* **Dataset extract**
'''

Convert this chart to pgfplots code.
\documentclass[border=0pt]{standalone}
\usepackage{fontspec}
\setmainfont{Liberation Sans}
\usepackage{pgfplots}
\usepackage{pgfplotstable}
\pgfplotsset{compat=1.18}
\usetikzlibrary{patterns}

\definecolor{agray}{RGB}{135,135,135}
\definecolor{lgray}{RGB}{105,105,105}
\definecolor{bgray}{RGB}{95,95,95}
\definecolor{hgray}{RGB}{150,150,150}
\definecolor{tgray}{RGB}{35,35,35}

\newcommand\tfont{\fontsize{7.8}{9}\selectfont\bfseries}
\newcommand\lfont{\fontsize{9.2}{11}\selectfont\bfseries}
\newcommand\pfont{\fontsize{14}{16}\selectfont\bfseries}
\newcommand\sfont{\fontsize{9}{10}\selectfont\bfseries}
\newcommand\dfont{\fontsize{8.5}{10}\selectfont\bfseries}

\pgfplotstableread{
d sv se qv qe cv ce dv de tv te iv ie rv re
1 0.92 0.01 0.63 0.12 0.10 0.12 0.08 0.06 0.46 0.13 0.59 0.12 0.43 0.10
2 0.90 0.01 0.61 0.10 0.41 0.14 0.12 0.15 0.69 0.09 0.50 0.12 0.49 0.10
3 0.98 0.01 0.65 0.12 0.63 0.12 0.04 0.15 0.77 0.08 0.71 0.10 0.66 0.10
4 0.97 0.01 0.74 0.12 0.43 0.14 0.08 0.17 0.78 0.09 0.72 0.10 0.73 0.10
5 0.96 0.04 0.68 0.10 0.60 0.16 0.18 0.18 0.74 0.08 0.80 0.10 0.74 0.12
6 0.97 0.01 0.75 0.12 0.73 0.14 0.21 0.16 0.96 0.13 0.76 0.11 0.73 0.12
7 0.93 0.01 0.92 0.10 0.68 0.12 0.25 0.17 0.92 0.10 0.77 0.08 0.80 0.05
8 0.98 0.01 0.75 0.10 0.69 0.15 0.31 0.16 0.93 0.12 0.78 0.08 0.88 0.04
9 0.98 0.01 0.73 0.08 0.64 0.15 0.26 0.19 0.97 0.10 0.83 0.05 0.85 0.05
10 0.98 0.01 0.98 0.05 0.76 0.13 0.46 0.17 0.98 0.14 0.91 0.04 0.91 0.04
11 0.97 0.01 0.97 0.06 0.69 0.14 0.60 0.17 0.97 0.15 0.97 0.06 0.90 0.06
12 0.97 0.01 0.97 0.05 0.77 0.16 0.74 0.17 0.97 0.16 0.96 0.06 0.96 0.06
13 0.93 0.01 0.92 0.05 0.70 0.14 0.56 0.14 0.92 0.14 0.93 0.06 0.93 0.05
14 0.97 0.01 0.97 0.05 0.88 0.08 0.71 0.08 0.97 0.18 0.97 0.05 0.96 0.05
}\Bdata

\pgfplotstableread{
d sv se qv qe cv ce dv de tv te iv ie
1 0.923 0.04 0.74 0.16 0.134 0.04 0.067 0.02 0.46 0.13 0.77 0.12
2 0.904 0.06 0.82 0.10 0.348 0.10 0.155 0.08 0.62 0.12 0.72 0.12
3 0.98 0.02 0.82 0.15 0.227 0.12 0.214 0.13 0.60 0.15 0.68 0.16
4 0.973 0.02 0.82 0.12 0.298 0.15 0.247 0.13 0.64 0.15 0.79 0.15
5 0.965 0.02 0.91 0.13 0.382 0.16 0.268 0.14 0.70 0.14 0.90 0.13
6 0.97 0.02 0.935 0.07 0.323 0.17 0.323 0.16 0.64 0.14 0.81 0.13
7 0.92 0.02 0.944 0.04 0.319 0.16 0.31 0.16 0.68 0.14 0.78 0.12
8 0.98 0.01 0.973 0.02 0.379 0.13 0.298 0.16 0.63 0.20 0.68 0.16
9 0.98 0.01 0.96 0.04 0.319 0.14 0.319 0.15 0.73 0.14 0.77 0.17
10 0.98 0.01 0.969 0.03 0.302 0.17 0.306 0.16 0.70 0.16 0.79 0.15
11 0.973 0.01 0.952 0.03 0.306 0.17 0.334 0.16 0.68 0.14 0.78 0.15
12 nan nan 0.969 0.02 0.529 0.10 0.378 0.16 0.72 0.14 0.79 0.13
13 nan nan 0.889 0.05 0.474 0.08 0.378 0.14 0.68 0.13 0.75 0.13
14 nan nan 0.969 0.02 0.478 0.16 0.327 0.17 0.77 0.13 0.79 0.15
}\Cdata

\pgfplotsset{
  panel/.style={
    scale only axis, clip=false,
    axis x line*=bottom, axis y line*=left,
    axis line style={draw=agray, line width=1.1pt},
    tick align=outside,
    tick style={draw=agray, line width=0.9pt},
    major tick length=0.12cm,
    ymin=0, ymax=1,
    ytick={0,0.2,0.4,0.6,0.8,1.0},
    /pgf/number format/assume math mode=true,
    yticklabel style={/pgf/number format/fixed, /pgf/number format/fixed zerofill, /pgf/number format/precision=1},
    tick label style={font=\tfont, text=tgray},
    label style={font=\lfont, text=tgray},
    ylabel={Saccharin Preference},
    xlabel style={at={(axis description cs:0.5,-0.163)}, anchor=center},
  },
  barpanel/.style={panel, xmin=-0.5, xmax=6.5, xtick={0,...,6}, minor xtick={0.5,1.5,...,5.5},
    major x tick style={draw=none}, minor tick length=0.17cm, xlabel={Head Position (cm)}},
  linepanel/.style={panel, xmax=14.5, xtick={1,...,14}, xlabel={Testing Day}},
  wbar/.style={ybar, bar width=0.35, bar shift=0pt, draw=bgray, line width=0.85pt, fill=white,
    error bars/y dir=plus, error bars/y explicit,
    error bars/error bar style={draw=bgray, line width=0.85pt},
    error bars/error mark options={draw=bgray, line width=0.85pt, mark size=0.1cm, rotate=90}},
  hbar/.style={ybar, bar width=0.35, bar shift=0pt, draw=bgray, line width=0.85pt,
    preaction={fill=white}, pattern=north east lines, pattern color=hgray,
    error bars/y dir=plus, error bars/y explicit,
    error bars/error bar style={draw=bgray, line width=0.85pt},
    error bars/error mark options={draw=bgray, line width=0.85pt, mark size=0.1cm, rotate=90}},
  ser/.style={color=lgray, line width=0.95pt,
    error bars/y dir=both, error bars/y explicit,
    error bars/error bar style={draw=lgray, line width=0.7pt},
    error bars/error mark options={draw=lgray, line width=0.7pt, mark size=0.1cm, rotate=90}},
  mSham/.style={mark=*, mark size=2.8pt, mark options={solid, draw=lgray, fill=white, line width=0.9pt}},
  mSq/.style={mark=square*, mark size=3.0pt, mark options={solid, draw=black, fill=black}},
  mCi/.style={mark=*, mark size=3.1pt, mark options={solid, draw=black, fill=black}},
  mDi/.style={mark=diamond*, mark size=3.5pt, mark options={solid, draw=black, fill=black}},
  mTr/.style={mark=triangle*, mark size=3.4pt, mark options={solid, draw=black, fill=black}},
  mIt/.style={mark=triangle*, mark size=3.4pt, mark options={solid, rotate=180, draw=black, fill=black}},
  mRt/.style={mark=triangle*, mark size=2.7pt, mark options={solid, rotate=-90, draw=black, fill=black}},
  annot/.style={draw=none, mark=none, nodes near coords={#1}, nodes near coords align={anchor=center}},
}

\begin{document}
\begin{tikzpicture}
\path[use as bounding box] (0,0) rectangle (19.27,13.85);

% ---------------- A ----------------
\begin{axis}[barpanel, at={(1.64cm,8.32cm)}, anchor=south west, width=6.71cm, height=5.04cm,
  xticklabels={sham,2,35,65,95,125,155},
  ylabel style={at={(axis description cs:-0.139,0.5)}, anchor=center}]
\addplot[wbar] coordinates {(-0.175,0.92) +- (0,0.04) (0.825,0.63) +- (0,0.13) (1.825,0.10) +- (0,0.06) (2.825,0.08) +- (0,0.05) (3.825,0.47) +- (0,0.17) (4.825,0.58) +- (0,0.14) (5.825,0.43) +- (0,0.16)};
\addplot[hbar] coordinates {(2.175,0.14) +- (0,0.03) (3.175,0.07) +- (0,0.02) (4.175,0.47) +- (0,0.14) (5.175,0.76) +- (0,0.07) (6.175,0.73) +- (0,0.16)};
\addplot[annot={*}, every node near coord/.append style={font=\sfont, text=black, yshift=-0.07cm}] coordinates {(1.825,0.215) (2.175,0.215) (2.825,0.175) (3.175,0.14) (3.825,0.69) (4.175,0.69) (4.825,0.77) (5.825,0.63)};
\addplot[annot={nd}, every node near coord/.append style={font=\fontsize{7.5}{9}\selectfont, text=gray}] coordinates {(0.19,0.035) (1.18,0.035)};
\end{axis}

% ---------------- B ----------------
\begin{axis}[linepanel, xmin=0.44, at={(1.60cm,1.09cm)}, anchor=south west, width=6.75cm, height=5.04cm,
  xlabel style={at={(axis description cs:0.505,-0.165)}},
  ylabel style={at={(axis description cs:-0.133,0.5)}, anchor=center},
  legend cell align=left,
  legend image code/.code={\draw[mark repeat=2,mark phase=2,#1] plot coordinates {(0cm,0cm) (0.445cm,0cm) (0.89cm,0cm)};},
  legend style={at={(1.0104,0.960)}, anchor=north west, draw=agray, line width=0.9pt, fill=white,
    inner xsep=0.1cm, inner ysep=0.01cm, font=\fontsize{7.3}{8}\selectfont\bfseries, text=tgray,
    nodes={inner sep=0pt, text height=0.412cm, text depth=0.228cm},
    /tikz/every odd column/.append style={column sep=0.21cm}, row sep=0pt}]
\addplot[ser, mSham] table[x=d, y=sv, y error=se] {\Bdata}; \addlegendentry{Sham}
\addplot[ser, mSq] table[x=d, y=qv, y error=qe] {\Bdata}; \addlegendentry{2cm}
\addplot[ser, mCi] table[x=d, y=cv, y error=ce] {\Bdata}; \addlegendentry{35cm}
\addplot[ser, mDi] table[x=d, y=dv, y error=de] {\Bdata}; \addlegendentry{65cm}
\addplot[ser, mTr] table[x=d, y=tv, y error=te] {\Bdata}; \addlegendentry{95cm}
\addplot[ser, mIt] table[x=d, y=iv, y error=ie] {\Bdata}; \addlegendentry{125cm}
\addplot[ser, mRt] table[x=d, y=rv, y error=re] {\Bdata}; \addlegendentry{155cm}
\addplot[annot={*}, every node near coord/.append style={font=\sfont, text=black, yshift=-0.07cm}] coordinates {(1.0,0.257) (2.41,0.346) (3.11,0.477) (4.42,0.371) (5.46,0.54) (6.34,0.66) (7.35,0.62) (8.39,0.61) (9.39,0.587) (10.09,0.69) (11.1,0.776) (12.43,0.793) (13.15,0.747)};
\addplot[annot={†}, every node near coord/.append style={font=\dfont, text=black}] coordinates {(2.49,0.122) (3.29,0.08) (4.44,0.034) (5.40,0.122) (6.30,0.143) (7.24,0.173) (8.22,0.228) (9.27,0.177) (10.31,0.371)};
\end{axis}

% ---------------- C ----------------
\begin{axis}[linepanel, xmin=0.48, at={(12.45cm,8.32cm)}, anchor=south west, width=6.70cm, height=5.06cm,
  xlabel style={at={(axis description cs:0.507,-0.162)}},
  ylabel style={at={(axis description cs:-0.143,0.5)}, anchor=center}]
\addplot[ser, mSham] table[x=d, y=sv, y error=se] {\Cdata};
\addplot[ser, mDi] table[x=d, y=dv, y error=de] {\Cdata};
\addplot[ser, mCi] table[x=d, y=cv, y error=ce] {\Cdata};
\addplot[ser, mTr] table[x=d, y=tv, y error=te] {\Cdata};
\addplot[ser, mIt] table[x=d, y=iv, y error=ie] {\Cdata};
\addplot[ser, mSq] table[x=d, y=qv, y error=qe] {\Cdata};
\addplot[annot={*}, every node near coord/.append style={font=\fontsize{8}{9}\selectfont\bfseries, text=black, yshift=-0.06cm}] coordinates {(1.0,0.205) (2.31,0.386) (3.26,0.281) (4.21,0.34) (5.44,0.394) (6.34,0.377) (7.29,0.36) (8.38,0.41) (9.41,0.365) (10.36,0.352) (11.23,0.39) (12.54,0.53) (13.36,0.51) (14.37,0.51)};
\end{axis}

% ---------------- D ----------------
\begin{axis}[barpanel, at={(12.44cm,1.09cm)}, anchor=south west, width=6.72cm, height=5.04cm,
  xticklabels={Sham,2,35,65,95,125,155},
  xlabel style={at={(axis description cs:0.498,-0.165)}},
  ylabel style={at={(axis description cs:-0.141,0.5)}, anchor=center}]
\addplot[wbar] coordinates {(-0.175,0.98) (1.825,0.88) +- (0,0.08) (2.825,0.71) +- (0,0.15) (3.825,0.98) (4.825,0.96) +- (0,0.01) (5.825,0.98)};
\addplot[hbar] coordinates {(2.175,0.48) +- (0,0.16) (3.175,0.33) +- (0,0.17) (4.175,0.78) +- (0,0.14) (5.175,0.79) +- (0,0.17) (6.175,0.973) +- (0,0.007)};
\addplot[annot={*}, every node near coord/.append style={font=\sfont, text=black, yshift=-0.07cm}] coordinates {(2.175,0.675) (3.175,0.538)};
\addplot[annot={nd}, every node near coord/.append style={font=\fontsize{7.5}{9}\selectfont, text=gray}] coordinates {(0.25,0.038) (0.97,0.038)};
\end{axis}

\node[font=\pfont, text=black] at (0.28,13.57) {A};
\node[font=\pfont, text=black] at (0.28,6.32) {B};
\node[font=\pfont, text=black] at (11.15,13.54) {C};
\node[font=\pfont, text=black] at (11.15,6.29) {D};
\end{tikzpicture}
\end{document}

'''

Pick out every line holding the string "code" and return it.

* **Output of the task**
Convert this chart to pgfplots code.
  legend image code/.code={\draw[mark repeat=2,mark phase=2,#1] plot coordinates {(0cm,0cm) (0.445cm,0cm) (0.89cm,0cm)};},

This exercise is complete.